Step 2: Search Grants.gov for federal opportunities Go to grants.gov, click Advanced Search, and filter by Eligible Applicant: Small Businesses. Set up email alerts for funding categories that match your industry. Check Grants.gov weekly.
Step 3: Identify your state's primary grant resources Visit your state economic development agency's website. Specifically search for: small business grants, workforce training grants, economic development incentives, and SSBCI programs. Subscribe to their email newsletters.
Step 4: Schedule a free SBDC appointment Your local SBDC advisor (find at americassbdc.org) knows every active state and federal program in your area. A single free appointment typically surfaces 3–8 programs that match your business—programs you would spend hours finding independently.
Step 5: Build your grant calendar Track every program you identify with its opening date, deadline, award amount, and your eligibility status. Many programs have annual cycles—missing one year means waiting 12 months.
Frequently Asked Questions
Can I apply for federal and state grants at the same time?
Yes—applying to multiple grants simultaneously is standard practice and strongly encouraged. Maintain separate application files for each, customize each to the specific program, and track deadlines carefully.

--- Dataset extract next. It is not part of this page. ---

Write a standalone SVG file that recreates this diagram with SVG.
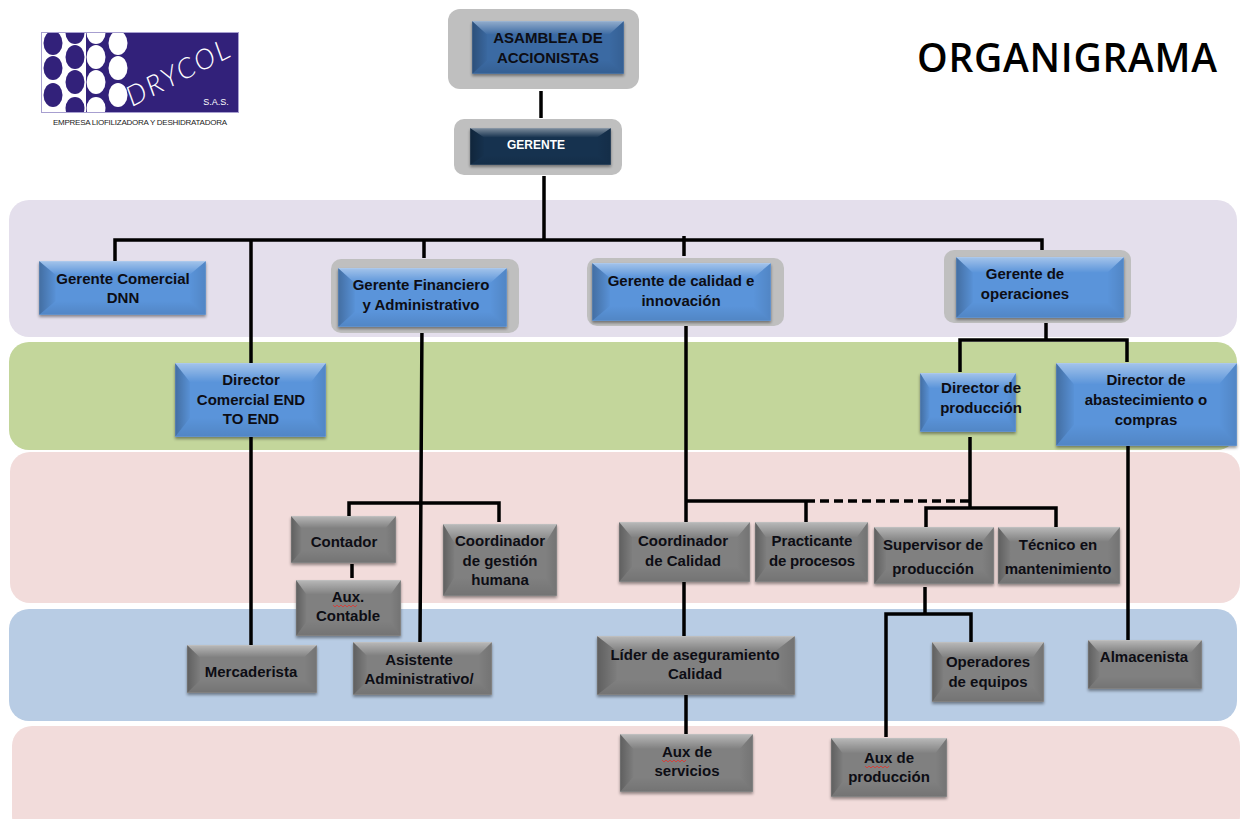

Just ensure you can execute all projects if you receive multiple awards simultaneously.
Is it easier to get a state grant than a federal grant?
Generally yes—state grants draw from a state-level applicant pool rather than a national pool, making them less competitive. State programs are also typically less complex to apply for than major federal grants. For most small businesses, state grants are the right starting point before pursuing federal funding.
Do state grants have the same reporting requirements as federal grants?
State grants generally have less burdensome reporting than federal grants, but requirements vary significantly by program. Some state grants require only a final report; others require quarterly financial reports and outcome documentation similar to federal programs. Always read the grant agreement carefully before accepting any award.
What is SSBCI and how can my business benefit?
The State Small Business Credit Initiative (SSBCI) is a $10 billion federal program allocated to all 50 states to provide capital access for small businesses. Each state deploys its SSBCI allocation differently—some through loan guarantees, some through equity investments, and some through direct grants. Contact your state economic development agency or SBDC to learn how your state is deploying its SSBCI funds.
How do I know if a federal grant program is still active?
Check Grants.gov directly and filter for Open opportunities. Program status can change with annual appropriations—a program that existed last year may be defunded or modified this year. Always verify current status at Grants.gov or the administering agency's website before investing significant time in an application.